How to prevent Dimension tables from duplicate records?


  • Hi,

    As we know in a data warehouse there are some fact and dimension tables to store historical data. There is an ETL process to extract, transform and load data from heterogeneous data sources to a data warehouse. My problem in this process is about repeated records.

    Suppose that there is a dim table with data that is coming from other resources, the primary key of the dim table is an identity field. How should I prevent previously added records to not to be added again to the dim table?

    Suppose that I want to extract accounts and load them to the DimAccount.

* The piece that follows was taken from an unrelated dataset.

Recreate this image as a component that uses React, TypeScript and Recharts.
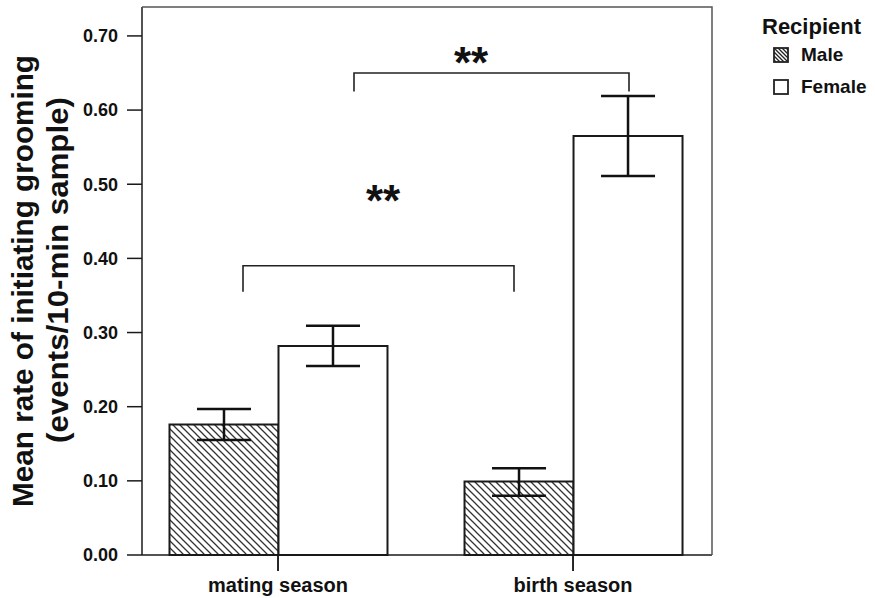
import React from "react";
import { BarChart, Bar, XAxis, YAxis, ErrorBar } from "recharts";

const seasons = ["mating season", "birth season"];
const maleMeans = [0.176, 0.099];
const maleErrLow = [0.021, 0.019];
const maleErrHigh = [0.021, 0.018];
const femaleMeans = [0.282, 0.565];
const femaleErrLow = [0.027, 0.054];
const femaleErrHigh = [0.027, 0.054];
const yTicks = [0, 0.1, 0.2, 0.3, 0.4, 0.5, 0.6, 0.7];

const data = seasons.map((s, i) => ({
  pos: i,
  season: s,
  male: maleMeans[i],
  maleErr: [maleErrLow[i], maleErrHigh[i]],
  female: femaleMeans[i],
  femaleErr: [femaleErrLow[i], femaleErrHigh[i]],
}));

const W = 875;
const H = 598;
const PLOT = { left: 142, right: 712, top: 7, bottom: 555 };
const Y_MAX = 0.739;
const X_DOMAIN = [-0.461, 1.471];
const FONT = "'Liberation Sans', Arial, sans-serif";
const INK = "#1a1a1a";

// value -> pixel, same domains as the axes, used for the annotations
const yPx = (v: number) =>
  PLOT.bottom - (v / Y_MAX) * (PLOT.bottom - PLOT.top);
const xPx = (v: number) =>
  PLOT.left + ((v - X_DOMAIN[0]) / (X_DOMAIN[1] - X_DOMAIN[0])) * (PLOT.right - PLOT.left);

function LegendBox() {
  const row = { display: "flex", alignItems: "center", height: 20, fontSize: 19, marginLeft: 11 };
  return (
    <div
      style={{
        position: "absolute",
        left: 762,
        top: 14,
        fontFamily: FONT,
        fontWeight: 700,
        color: "#111",
        lineHeight: "20px",
      }}
    >
      <div style={{ fontSize: 22, height: 25, lineHeight: "25px" }}>Recipient</div>
      <div style={{ ...row, marginTop: 6 }}>
        <svg width={16} height={16} style={{ marginRight: 12 }}>
          <defs>
            <pattern id="legHatch" width={4} height={4} patternUnits="userSpaceOnUse">
              <rect width={4} height={4} fill="#fff" />
              <path d="M-1,-1 L5,5 M-1,3 L1,5 M3,-1 L5,1" stroke="#222" strokeWidth={1.3} />
            </pattern>
          </defs>
          <rect x={1} y={1} width={14} height={14} fill="url(#legHatch)" stroke="#222" strokeWidth={1.8} />
        </svg>
        Male
      </div>
      <div style={{ ...row, marginTop: 12 }}>
        <svg width={16} height={16} style={{ marginRight: 12 }}>
          <rect x={1} y={1} width={14} height={14} fill="#fff" stroke="#222" strokeWidth={1.8} />
        </svg>
        Female
      </div>
    </div>
  );
}

export default function App() {
  const tickStyle = { fill: "#111", fontSize: 18, fontWeight: 700, fontFamily: FONT };
  return (
    <div style={{ position: "absolute", left: 0, top: 0, width: W, height: H, background: "#fff" }}>
      <BarChart
        width={W}
        height={H}
        data={data}
        margin={{ top: PLOT.top, right: W - PLOT.right, bottom: 0, left: 0 }}
        barGap={0}
        barSize={109}
      >
        <defs>
          <pattern id="hatch" width={7} height={7} patternUnits="userSpaceOnUse">
            <rect width={7} height={7} fill="#fff" />
            <path d="M-1,-1 L8,8 M-1,6 L1,8 M6,-1 L8,1" stroke="#333" strokeWidth={1.3} />
          </pattern>
        </defs>
        <XAxis
          dataKey="pos"
          type="number"
          domain={X_DOMAIN}
          ticks={[0, 1]}
          allowDataOverflow
          tickFormatter={(i: number) => seasons[i]}
          height={H - PLOT.bottom}
          tick={{ ...tickStyle, fontSize: 20 }}
          tickLine={{ stroke: INK, strokeWidth: 1.5 }}
          tickSize={16}
          tickMargin={7}
          stroke={INK}
          strokeWidth={1.5}
        />
        <YAxis
          width={PLOT.left}
          domain={[0, Y_MAX]}
          ticks={yTicks}
          tickFormatter={(v: number) => v.toFixed(2)}
          tick={tickStyle}
          tickSize={15}
          tickMargin={9}
          stroke={INK}
          strokeWidth={1.5}
          interval={0}
        />
        <Bar dataKey="male" fill="url(#hatch)" stroke={INK} strokeWidth={2} isAnimationActive={false}>
          <ErrorBar dataKey="maleErr" width={27} stroke="#111" strokeWidth={2.5} />
        </Bar>
        <Bar dataKey="female" fill="#fff" stroke={INK} strokeWidth={2} isAnimationActive={false}>
          <ErrorBar dataKey="femaleErr" width={27} stroke="#111" strokeWidth={2.5} />
        </Bar>
      </BarChart>

      <LegendBox />

      {/* frame, x ticks, axis title, significance brackets */}
      <svg width={W} height={H} style={{ position: "absolute", left: 0, top: 0, pointerEvents: "none" }}>
        <path
          d={`M${PLOT.left},${PLOT.top} L${PLOT.right},${PLOT.top} L${PLOT.right},${PLOT.bottom}`}
          fill="none"
          stroke="#555"
          strokeWidth={1.5}
        />
        {seasons.map((s, i) => (
          <line
            key={s}
            x1={xPx(i)}
            x2={xPx(i)}
            y1={PLOT.bottom}
            y2={PLOT.bottom + 16}
            stroke={INK}
            strokeWidth={1.5}
          />
        ))}
        <g fontFamily={FONT} fontWeight={700} fontSize={30} fill="#111" textAnchor="middle">
          <text transform="translate(33,281) rotate(-90)" textLength={452} lengthAdjust="spacingAndGlyphs">
            Mean rate of initiating grooming
          </text>
          <text transform="translate(68,270) rotate(-90)" textLength={346} lengthAdjust="spacingAndGlyphs">
            (events/10-min sample)
          </text>
        </g>
        <path
          d={`M243,${yPx(0.355)} L243,${yPx(0.39)} L514,${yPx(0.39)} L514,${yPx(0.355)}`}
          fill="none"
          stroke="#222"
          strokeWidth={1.6}
        />
        <path
          d={`M354,${yPx(0.625)} L354,${yPx(0.65)} L629,${yPx(0.65)} L629,${yPx(0.625)}`}
          fill="none"
          stroke="#222"
          strokeWidth={1.6}
        />
        <g fontFamily={FONT} fontWeight={700} fontSize={44} fill="#111" textAnchor="middle">
          <text x={383} y={216}>**</text>
          <text x={471} y={78}>**</text>
        </g>
      </svg>
    </div>
  );
}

I created a task to do this in the SSIS. After first time of task execution 500,000 records would be added to the DimAccount. There are approximately 100 new accounts per day. I want to run the task every night to extract and load just 100 new accounts.

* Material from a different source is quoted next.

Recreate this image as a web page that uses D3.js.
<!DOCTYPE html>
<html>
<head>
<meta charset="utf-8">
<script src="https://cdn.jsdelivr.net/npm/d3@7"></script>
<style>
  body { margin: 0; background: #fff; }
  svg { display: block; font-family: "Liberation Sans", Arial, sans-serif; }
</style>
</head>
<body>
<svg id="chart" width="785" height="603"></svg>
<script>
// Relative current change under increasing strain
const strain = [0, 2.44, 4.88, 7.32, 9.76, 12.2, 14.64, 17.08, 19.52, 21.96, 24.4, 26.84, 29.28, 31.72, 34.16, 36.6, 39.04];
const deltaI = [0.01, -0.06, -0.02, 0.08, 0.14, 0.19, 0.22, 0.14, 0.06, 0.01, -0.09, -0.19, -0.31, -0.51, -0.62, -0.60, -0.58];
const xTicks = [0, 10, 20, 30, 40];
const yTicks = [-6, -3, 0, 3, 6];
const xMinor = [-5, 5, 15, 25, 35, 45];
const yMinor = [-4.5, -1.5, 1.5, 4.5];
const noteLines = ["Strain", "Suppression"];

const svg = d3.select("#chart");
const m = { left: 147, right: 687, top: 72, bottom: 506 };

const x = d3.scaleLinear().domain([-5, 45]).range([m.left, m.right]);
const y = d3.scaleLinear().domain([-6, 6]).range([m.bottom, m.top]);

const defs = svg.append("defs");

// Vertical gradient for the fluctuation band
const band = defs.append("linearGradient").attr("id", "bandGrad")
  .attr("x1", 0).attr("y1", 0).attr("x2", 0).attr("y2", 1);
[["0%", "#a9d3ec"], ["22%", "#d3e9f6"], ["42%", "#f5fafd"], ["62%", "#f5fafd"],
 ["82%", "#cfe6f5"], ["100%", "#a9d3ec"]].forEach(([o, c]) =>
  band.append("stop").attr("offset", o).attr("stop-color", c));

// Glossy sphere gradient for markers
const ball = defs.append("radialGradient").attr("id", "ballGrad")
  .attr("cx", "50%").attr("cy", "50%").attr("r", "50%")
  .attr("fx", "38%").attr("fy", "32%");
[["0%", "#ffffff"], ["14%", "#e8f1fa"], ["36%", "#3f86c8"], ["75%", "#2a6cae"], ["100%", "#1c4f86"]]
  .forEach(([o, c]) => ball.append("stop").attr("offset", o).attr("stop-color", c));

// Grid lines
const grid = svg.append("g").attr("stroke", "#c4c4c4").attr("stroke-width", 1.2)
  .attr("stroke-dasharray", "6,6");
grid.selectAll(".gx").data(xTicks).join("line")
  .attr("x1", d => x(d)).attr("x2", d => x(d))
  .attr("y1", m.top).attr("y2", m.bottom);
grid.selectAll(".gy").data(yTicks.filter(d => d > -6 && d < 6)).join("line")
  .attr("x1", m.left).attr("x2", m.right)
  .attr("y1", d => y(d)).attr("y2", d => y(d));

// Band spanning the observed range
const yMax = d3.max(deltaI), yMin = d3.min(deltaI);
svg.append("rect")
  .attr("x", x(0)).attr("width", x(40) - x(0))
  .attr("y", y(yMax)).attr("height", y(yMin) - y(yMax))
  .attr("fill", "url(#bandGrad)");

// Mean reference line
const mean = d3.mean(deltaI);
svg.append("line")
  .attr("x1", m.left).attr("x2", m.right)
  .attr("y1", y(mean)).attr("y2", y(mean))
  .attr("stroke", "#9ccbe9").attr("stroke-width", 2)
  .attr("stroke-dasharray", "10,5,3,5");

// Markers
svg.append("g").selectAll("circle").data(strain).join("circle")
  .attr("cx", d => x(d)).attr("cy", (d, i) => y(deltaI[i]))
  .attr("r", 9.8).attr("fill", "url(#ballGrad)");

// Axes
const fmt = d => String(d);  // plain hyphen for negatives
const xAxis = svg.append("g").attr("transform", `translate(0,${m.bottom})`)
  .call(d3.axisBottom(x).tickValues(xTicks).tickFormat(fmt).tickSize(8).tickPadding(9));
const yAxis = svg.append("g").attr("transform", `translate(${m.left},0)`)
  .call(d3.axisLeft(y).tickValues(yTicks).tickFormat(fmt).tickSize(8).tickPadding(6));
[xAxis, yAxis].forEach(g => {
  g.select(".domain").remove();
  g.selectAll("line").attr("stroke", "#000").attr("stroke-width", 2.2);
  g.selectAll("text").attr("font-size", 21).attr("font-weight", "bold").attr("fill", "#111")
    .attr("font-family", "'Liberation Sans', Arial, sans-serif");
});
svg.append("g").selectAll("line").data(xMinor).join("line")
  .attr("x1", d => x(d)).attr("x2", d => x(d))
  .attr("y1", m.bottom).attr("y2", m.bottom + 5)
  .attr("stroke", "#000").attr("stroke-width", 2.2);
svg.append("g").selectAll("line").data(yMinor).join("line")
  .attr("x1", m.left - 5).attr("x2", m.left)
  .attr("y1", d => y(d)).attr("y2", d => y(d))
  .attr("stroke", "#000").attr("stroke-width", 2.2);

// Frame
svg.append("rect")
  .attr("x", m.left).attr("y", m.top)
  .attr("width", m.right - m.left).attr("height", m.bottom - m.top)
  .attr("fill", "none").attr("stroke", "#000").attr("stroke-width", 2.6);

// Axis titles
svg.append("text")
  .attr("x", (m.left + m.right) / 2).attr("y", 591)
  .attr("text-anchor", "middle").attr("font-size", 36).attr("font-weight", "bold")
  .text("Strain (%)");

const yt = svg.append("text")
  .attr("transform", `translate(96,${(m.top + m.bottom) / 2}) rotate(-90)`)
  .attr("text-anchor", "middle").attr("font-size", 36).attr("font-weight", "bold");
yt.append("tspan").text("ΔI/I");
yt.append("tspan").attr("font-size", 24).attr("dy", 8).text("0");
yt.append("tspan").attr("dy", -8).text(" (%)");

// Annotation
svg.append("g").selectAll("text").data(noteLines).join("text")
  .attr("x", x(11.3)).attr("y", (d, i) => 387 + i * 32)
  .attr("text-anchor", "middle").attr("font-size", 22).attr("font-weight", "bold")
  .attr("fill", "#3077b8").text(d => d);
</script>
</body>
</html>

    How is it possible? Does SSIS have a solution for this problem?

    Thanks for attentions.


    Tuesday, June 05, 2012 2:35 PM

All replies

  • The usual way would be by using a lookup that joins on the natural key of the data in the DIM table. And then you would only insert on the nomatch output of the lookup.

    Chuck Pedretti | Magenic – North Region |

    Tuesday, June 05, 2012 2:42 PM
  • Excuse me Zhao

    but I think this is not the answer. He just mentioned, He didn't explain it .

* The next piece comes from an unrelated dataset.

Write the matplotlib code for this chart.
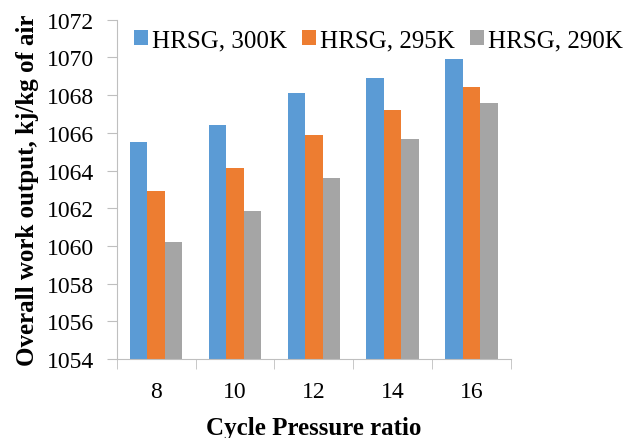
import numpy as np
import matplotlib.pyplot as plt
from matplotlib.ticker import FixedLocator

# Данные
ratios = ['8', '10', '12', '14', '16']
series_names = ['HRSG, 300K', 'HRSG, 295K', 'HRSG, 290K']
hrsg_300 = [1065.49, 1066.39, 1068.09, 1068.89, 1069.91]
hrsg_295 = [1062.90, 1064.12, 1065.86, 1067.19, 1068.43]
hrsg_290 = [1060.23, 1061.84, 1063.61, 1065.65, 1067.56]
colors = ['#5b9bd5', '#ed7d31', '#a5a5a5']

plt.rcParams['font.family'] = ['Liberation Serif', 'DejaVu Serif']

fig = plt.figure(figsize=(6.39, 4.39), dpi=100)
ax = fig.add_axes([0.1826, 0.18, 0.6171, 0.7728])

x = np.arange(len(ratios))
w = 0.222
for k, (vals, name, c) in enumerate(zip([hrsg_300, hrsg_295, hrsg_290], series_names, colors)):
    ax.bar(x + (k - 1) * w, np.array(vals) - 1054, width=w, bottom=1054,
           color=c, label=name, zorder=2)

ax.set_ylim(1054, 1072)
ax.set_yticks(np.arange(1054, 1073, 2))
ax.set_xlim(-0.5, len(ratios) - 0.5)
ax.set_xticks(x)
ax.set_xticklabels(ratios)
ax.xaxis.set_minor_locator(FixedLocator(np.arange(-0.5, len(ratios), 1.0)))
ax.tick_params(axis='x', which='major', length=0, pad=16, labelsize=17)
ax.tick_params(axis='x', which='minor', length=7, color='#bfbfbf', direction='out')
ax.tick_params(axis='y', length=7, color='#bfbfbf', labelsize=17, pad=9)

for s in ['top', 'right']:
    ax.spines[s].set_visible(False)
for s in ['left', 'bottom']:
    ax.spines[s].set_color('#bfbfbf')

ax.set_xlabel('Cycle Pressure ratio', fontsize=18, fontweight='bold', labelpad=10)
ax.set_ylabel('Overall work output, kj/kg of air', fontsize=18, fontweight='bold', labelpad=6)

fig.legend(loc='center left', bbox_to_anchor=(0.209, 0.906), ncol=3, frameon=False,
           fontsize=18, handlelength=0.56, handleheight=0.56, handletextpad=0.17,
           columnspacing=0.6, borderaxespad=0, borderpad=0)

fig.savefig('out.png', dpi=100)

    Monday, June 11, 2012 10:36 AM
  • I'd agree with Chuck,

    Make sure that you've built your dimension right.

    Create a Surrogate key (Identity 1,1), then add a column for your Natural Key (AccountID 100345 as e.g.), then do a lookup in SSIS against your AccountID in your Source, compared to your AccountID in your Dim Table, and only load the not matched, another good way is to take the not matched to a conditional split with a ISNULL(Lookup.AccountID), which basically says that if the record returns a NULL in the Dim Table, then it's new, so Load that one, else it would not be a new record. Best Practice in my opinion to cater for it all is to do a Hash check, and then cater for changes too. You should be covered on all aspects then. Hope this helps.

    Kind Regards

    Carel Greaves

    Monday, June 11, 2012 11:09 AM
  • You can use MERGE if you have SQL Server 2008 and upwards.


    Please vote as helpful or mark as answer, if it helps
    Cheers, Raunak | t: @raunakjhawar | My Blog

    Monday, June 11, 2012 11:12 AM
  • You can use MERGE if you have SQL Server 2008 and upwards.


    Please vote as helpful or mark as answer, if it helps
    Cheers, Raunak | t: @raunakjhawar | My Blog

    Assuming that you can access both your source and destination data in the same query.

    Chuck Pedretti | Magenic – North Region |

    Monday, June 11, 2012 12:28 PM
  • you will have to create one more table calle table_load  that will have  2 more columns, one date time that will be get date() for you to know when was the last update. and other flag datatype =bit

    in execute sql task preferably run a procedure that has merge in it where you will pull in all the records ,you will set the flag to 1 in this table_load

    in your ssis you will have execute sql task calling all records where

    flag =1

    once you get all 500,000 records you will send them to your main table, you can get rid of those 2 extra columns if you want to now

    In execute sql you will  change the flag to 0 in table_load ,


    next time when you will run your package it will first do your merge procedure and get the records that do not match on ID (which ever is your ID columns)  you will set the flag to 1, 

    then in execute sql you will  again call all records that have flag =1

    this time you will get only records that are new as they have flag=1

    once loaded in the end you will change the flag to 0 back

    Miss Never Giveup

    Monday, June 11, 2012 1:36 PM